Toni McLaughlin has a website showing all the fifteen cards and the address is:

The Old Corral is about B western "talkies", so we'll just touch on Mix's career in silents. His initial films for Selig began around 1909, and most (all) of the early films were shorts (one and two-reelers with a running time of about ten to twenty minutes). As he became more popular, and the cinema medium matured, his pictures were lengthened to 50-60 minutes (five or six reels). Mix also was credited as director and scriptwriter on many of these films.

Around 1917, he began a lengthy stay at Fox and was there through 1928 (Fox's other cinema cowboy during this time was Charles "Buck" Jones). After leaving Fox, he did five silents at Film Booking Office (FBO), which was the forerunner of RKO and run by Joe Kennedy Sr., the father of President John F. Kennedy.

According to Bud Norris, Mix's film output from 1909-1929 amounted to 326 silents.

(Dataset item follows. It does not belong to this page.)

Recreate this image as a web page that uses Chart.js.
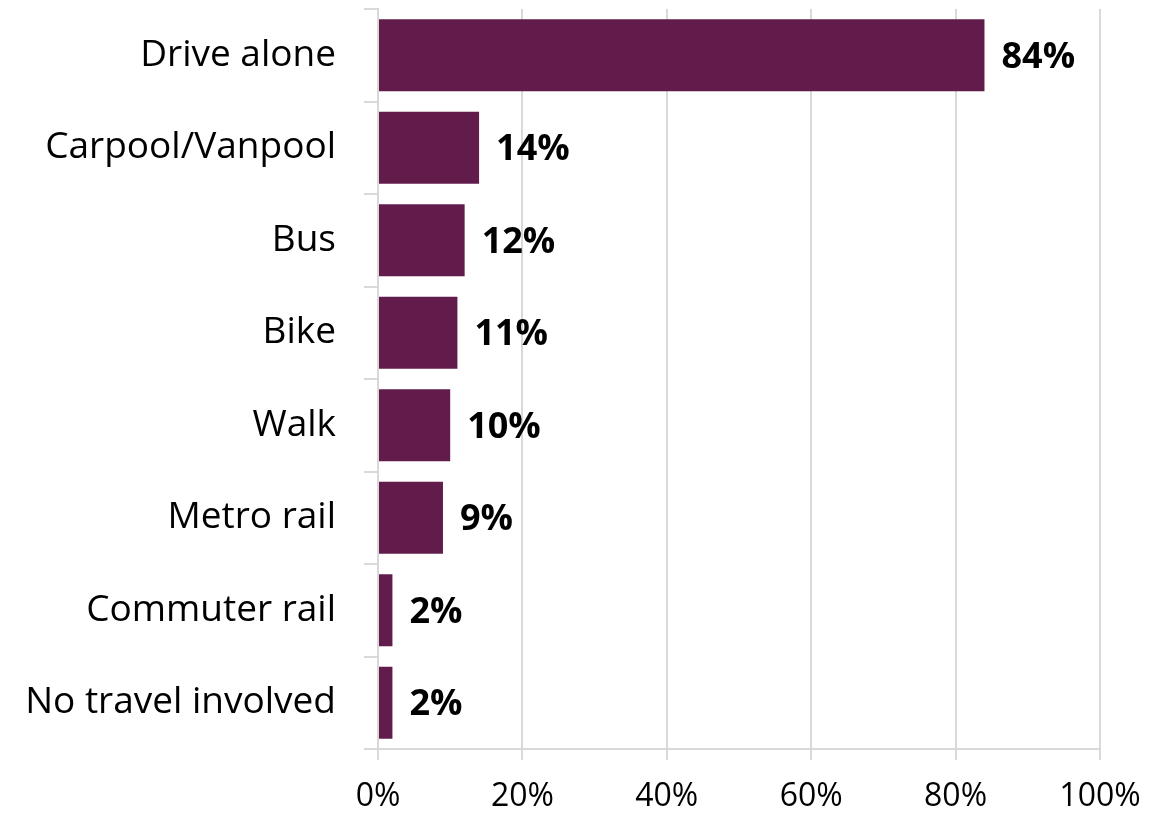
<!DOCTYPE html>
<html>
<head>
<meta charset="utf-8">
<script src="https://cdn.jsdelivr.net/npm/chart.js@4.4.0/dist/chart.umd.min.js"></script>
<style>
  body { margin: 0; background: #fff; }
  #wrap { width: 1174px; height: 814px; }
</style>
</head>
<body>
<div id="wrap"><canvas id="modeChart" width="1174" height="814"></canvas></div>
<script>
// Commute modes and share of respondents (%)
var modes = ['Drive alone', 'Carpool/Vanpool', 'Bus', 'Bike', 'Walk', 'Metro rail', 'Commuter rail', 'No travel involved'];
var shares = [84, 14, 12, 11, 10, 9, 2, 2];
var xTicks = [0, 20, 40, 60, 80, 100];

var FONT = 'Open Sans';

// Draw the bold value labels to the right of each bar
var valueLabels = {
    id: 'valueLabels',
    afterDatasetsDraw: function(chart) {
        var ctx = chart.ctx;
        var meta = chart.getDatasetMeta(0);
        ctx.save();
        ctx.font = 'bold 36px "' + FONT + '"';
        ctx.fillStyle = '#000';
        ctx.textAlign = 'left';
        ctx.textBaseline = 'middle';
        meta.data.forEach(function(bar, i) {
            ctx.fillText(shares[i] + '%', bar.x + 17, bar.y + 2);
        });
        ctx.restore();
    }
};

var ctx = document.getElementById('modeChart').getContext('2d');

var modeChart = new Chart(ctx, {
    type: 'bar',
    data: {
        labels: modes,
        datasets: [{
            data: shares,
            backgroundColor: '#621C4B',
            borderWidth: 0,
            barPercentage: 0.78,
            categoryPercentage: 1
        }]
    },
    options: {
        indexAxis: 'y',
        responsive: false,
        animation: false,
        layout: { padding: { top: 9, right: 74, left: 0, bottom: 0 } },
        plugins: {
            legend: { display: false },
            tooltip: { enabled: false }
        },
        scales: {
            x: {
                min: 0,
                max: 100,
                afterBuildTicks: function(scale) {
                    scale.ticks = xTicks.map(function(v) { return { value: v }; });
                },
                afterFit: function(scale) {
                    scale.height = 65;
                    scale.paddingLeft = 0;
                    scale.paddingRight = 0;
                },
                grid: { color: '#d9d9d9', lineWidth: 2, tickLength: 11 },
                border: { color: '#d9d9d9', width: 2 },
                ticks: {
                    color: '#000',
                    font: { family: FONT, size: 32 },
                    padding: 18,
                    callback: function(v) { return v + '%'; }
                }
            },
            y: {
                afterFit: function(scale) {
                    scale.width = 378;
                    scale.paddingTop = 0;
                    scale.paddingBottom = 0;
                },
                grid: { offset: true, drawOnChartArea: false, color: '#d9d9d9', lineWidth: 2, tickLength: 14 },
                border: { color: '#d9d9d9', width: 2 },
                ticks: {
                    color: '#000',
                    font: { family: FONT, size: 37 },
                    padding: 28
                }
            }
        }
    },
    plugins: [valueLabels]
});
</script>
</body>
</html>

Bud also notes that virtually every film Mix made survives today ... but not here. 90% are in the archives in Czechoslovakia and Denmark, but we can't get them over here. Bud has tried for fifteen years without success.

(Courtesy of Ed Phillips)

Above, Tom and Kathleen Key in a photo of a lobby card from NORTH OF HUDSON BAY (Fox, 1923). The director on this was a young John Ford.
As I was prepping this webpage, I did some quick checks on the availability of Mix's silents. Some video dealers offer 'compilations' of his surviving Selig shorts along with bits and pieces from other films. Some of the available full length Selig films include: IN THE DAYS Of The THUNDERING HERD (Selig, 1914), THE HEART OF TEXAS RYAN (Selig, 1916?), and THE MAN FROM TEXAS (Selig, 1917). Less than a dozen of the Fox features are around: TRAILIN' (Fox, 1921), SKY HIGH (Fox, 1922), JUST TONY (Fox, 1922), RIDERS OF THE PURPLE SAGE (Fox, 1925), the non-western DICK TURPIN (Fox, 1925), THE GREAT K & A TRAIN ROBBERY (Fox, 1926), and THE LAST TRAIL (Fox, 1927). There are probably a few other titles which I've missed.

(Courtesy of Ed Phillips)

(Courtesy of Ed Phillips)

Above - Mix and the original Tony in lobby card photos from THE TROUBLE SHOOTER (Fox, 1924) and 3 JUMPS AHEAD (Fox, 1923). In the card on the right, you can see white diamond face blaze on the original Tony. Note the blaze fades out just above the nostrils.

The still on the right of Mix and Tony is purportedly from the Selig Production, THE HEART OF TEXAS RYAN. Based on the face blowup of the horse, this does appear to be Tony Sr. (diamond shape face blaze and white socks on the rear legs).

Bud Norris mentions that Mix had many horses, not all his, from the beginning of his film career. There were at least six doubles for Tony, so it is impossible to know which horse he used for every shot of every film.

Mix expert Bob Birchard e-mailed me with more info on this photo: "The photo that is said to be from THE HEART OF TEXAS RYAN is not from that film. This picture was shot at the Mixville stables in Edendale and was probably taken circa 1919-1920 when Tom Mix had left Selig and was at Fox."

(Courtesy of Ed Phillips)

(Courtesy of Les Adams)

In the above lobby card from OH, YOU TONY! (Fox, 1924), note the mention of a "J. G. Blystone Production". This was one of many Tom Mix silents churned out by John Gilman "Jack" Blystone, the brother of prolific bad guy Stanley Blystone.